Just about any type of bread would work, too. I had an abundance of small dinner rolls, so I used those. Other options include French bread, cinnamon bread and sandwich bread.
Whole milk will make the richest dessert, but 2 percent would work too. If you only have nonfat milk on hand, you might want to add a tablespoon of melted butter when you whisk together the milk and eggs. (That's what I did.)
I baked the puddings in 8-ounce ramekins. For smaller servings, use 4- or 6-ounce custard cups and reduce the baking time as necessary.
APPLE CARAMEL BREAD PUDDING
Yield: 2 generous servings (see note)
3 loosely packed cups bread cubes (cut into 1/2-inch pieces)
1 1/2 cups milk
1/2 teaspoon vanilla
1 whole egg
1 egg yolk
1 teaspoon ground cinnamon, divided
7 tablespoons light brown sugar, divided
1 tablespoon butter, divided
2 apples, peeled and cut into 1/4-inch pieces
Whipped cream, for optional garnish
Place bread cubes in a medium bowl. In another bowl, whisk together milk, vanilla, whole egg, egg yolk, 1/2 teaspoon cinnamon and 3 tablespoons brown sugar. Pour over bread; toss to combine completely. Cover and refrigerate for at least 2 hours.

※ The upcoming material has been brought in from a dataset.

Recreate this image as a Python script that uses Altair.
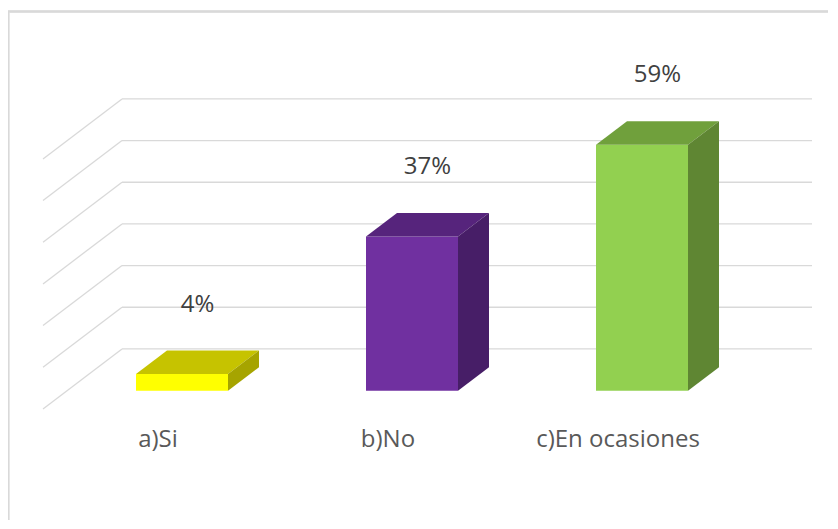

Meanwhile, melt 1/2 tablespoon butter in a medium nonstick skillet over medium-high heat. Add apples and cook, stirring frequently, until they soften and begin to brown. Stir in the remaining 1/2 tablespoon butter, 1/2 teaspoon cinnamon and 4 tablespoons brown sugar. Cook, stirring, until the sugar melts and glazes the apples. Set aside to cool completely.

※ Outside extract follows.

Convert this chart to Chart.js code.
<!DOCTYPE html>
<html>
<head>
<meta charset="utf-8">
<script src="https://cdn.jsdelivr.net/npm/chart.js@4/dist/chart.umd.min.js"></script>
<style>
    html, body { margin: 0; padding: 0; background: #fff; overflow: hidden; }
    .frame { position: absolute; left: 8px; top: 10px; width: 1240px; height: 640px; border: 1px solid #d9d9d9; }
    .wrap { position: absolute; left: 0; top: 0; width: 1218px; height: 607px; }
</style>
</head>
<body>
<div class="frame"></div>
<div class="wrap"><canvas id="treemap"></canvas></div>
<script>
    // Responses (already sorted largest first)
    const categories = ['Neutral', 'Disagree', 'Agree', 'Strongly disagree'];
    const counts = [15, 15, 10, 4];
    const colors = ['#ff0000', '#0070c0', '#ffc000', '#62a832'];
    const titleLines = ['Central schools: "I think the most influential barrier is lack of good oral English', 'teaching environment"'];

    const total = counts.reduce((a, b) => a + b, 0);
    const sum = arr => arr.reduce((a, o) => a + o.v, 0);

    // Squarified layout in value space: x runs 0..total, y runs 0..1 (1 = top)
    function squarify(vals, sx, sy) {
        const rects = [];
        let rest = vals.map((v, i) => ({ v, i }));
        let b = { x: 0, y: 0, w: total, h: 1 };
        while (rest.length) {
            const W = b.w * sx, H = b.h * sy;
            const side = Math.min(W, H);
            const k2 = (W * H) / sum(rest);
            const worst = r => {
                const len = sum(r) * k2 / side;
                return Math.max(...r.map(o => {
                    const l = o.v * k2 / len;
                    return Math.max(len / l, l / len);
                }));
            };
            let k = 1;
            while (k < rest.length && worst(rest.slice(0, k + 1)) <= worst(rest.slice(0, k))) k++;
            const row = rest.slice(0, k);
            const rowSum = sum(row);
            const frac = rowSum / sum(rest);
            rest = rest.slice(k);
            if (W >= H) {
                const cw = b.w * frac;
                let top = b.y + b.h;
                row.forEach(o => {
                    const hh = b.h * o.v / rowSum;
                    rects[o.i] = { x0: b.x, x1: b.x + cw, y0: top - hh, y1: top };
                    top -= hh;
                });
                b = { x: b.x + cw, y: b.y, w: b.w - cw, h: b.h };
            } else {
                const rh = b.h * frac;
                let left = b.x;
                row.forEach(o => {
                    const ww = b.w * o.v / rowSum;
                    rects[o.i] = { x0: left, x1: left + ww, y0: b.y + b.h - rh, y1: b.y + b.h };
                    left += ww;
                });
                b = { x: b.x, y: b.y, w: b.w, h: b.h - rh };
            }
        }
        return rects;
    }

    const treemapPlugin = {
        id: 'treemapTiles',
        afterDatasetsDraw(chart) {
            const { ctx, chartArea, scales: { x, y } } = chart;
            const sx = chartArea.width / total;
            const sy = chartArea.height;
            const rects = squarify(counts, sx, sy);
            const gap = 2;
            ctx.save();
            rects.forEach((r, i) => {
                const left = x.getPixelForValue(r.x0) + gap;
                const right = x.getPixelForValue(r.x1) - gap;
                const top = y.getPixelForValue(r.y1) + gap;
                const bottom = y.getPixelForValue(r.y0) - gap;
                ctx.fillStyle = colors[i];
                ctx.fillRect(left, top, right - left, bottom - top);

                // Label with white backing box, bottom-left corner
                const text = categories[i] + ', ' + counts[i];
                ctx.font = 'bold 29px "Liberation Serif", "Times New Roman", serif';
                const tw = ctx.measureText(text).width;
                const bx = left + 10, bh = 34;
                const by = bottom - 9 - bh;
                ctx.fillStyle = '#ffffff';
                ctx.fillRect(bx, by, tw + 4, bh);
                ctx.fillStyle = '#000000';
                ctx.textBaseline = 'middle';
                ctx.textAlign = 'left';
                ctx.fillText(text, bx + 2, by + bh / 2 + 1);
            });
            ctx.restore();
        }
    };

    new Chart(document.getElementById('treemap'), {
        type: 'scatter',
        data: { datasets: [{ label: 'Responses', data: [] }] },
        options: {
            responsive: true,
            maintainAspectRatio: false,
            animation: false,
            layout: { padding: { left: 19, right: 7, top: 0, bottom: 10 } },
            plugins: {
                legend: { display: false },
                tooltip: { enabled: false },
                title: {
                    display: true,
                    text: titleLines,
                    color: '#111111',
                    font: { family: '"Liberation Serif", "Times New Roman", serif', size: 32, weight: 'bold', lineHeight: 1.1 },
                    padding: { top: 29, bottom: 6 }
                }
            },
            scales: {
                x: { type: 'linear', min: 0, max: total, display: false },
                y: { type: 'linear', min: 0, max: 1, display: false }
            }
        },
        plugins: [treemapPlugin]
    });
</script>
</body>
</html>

When ready to bake, preheat the oven to 350 degrees. Grease two 8-ounce ramekins. Stir the bread mixture, then spoon about one-fourth of the mixture into each ramekin. Spoon about one-fourth of the apple mixture over the bread mixture in each ramekin, spreading the apples to make a thin layer. Top with the remaining bread mixture. Set the remaining apples aside to use as a garnish.
Place an 8-inch-square or larger baking dish on the middle oven shelf. Place the ramekins into the baking dish. Pour hot water into the baking dish until it reaches halfway up the sides of the ramekins. (The water bath assures that the puddings will bake evenly.)
Bake until the top of each pudding is golden brown and has puffed slightly and a knife inserted into the center comes out almost clean, about 45 minutes.
Let cool to room temperature, then top with the remaining caramelized apples. If desired, garnish with whipped cream.
Note: This recipe can be doubled or tripled. If making larger amounts, use a 9-by-13-inch pan or a roasting pan for the water bath.